Modify the "infsta" variable in run_chunker_codon.py to the name of the FASTA
file you want to convert into DNA. You may also choose to modify the 
cfname, mfname, and trname variables. Then run the command:
	
    $ python run_chunker_codon.py

Binary:

Modify the "infsta" variable in run_chunker_binary.py to the name of the FASTA
file you want to convert into DNA. You may also choose to modify the
cfname, mfname, and trname variables.
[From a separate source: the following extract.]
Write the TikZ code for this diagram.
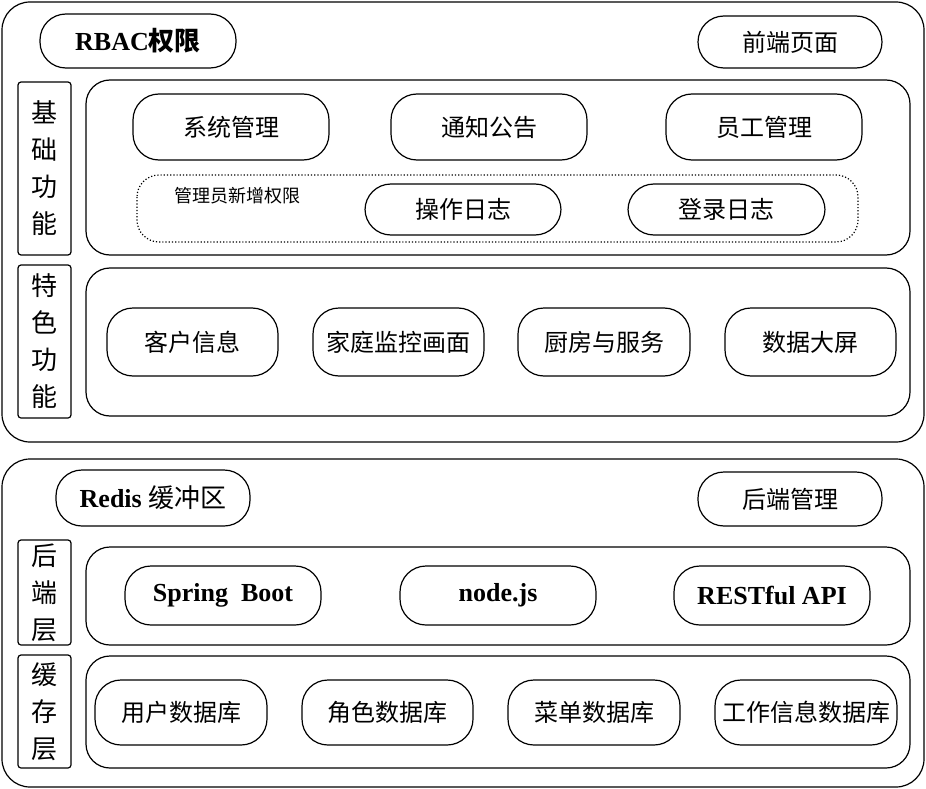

Then run the command:

    $ python run_chunker_binary.py

Both programs will produce a 150bp long chunk file (cfname), a chunk file with
front adaptors removed (mfname), and a translation file as a check for correct
encoding (trname).

#=====================#
# Codon Array Chunker #
#=====================#

- Run with contig and step size as 76
- TAG at head of dna is format $ _ _ # _ _ _
  meaning 7 characters, so 28 DNA bases
- To ensure mod 4, pad the ends of the DNA with 2 bases (106 --> 104, padded with AA at the end)
- 104-28 = 76 for the chunk size
- stuffer sequence is TGAC, corresponding to single quote '

Steps to replicate:
$ python arraychunker.py infile.fasta outfile.txt 76 76 TGAC
$ python
>>> import os
>>> infile = open("outfile.txt","r")
>>> newfile = open("new.txt","w")
>>> for line in infile:
...     newfile.write("%s\n" % line[2:])    # to account for correct reading frame since adaptor is 22 bp
...	newfile.flush()
...	os.fsync(newfile.fileno())
>>>	infile.close()
>>>	newfile.close()
$ ls
$ python
>>> from ASCIIcodons import *
>>> o = DNAToText()
>>> o.translate("new.txt","trans.txt")

#======================#
# Binary Array Chunker #
#======================#

- Run with contig and step size as 48
- TAG at head of dna is format $ _ _ # _ _ _
  meaning 7 characters, so 56 DNA bases
- To ensure mod 8, pad the ends of the DNA with 2 bases (106 --> 104, padded with AA at the end)
- 104-56 = 48 for the chunk size
- stuffer sequence is TGAC, corresponding to single quote '

Steps to replicate:
$ python binarraychunker.py infile.txt outfile.txt 48 48 ACGACTGT
$ python
>>> import os
>>> infile = open("outfile.txt","r")
>>> newfile = open("new.txt","w")
>>> for line in infile:
...     newfile.write("%s\n" % line[22:126])    # to account for correct reading frame since adaptor is 22 bp
...		newfile.flush() 						# for huge files, may stop writing, so we need to flush I/O
...		os.fsync(newfile.fileno())
>>> infile.close()
>>> newfile.close()
$ ls
$ python
>>> from binaryDNA import *
>>> o = DNAToBinaryText()
>>> o.translate("new.txt","trans.txt")

#====================================#
# Using MapReduce on Sequencing Data #
#====================================#

The algorithm can be run by executing get_unique_oligos.py.

To modify the input sequencing file, modify the path of 
"parser" in main().

To modify the output location of the results, modify the
path of "treepath" in main().

Results will be placed in a folder specified by "treepath".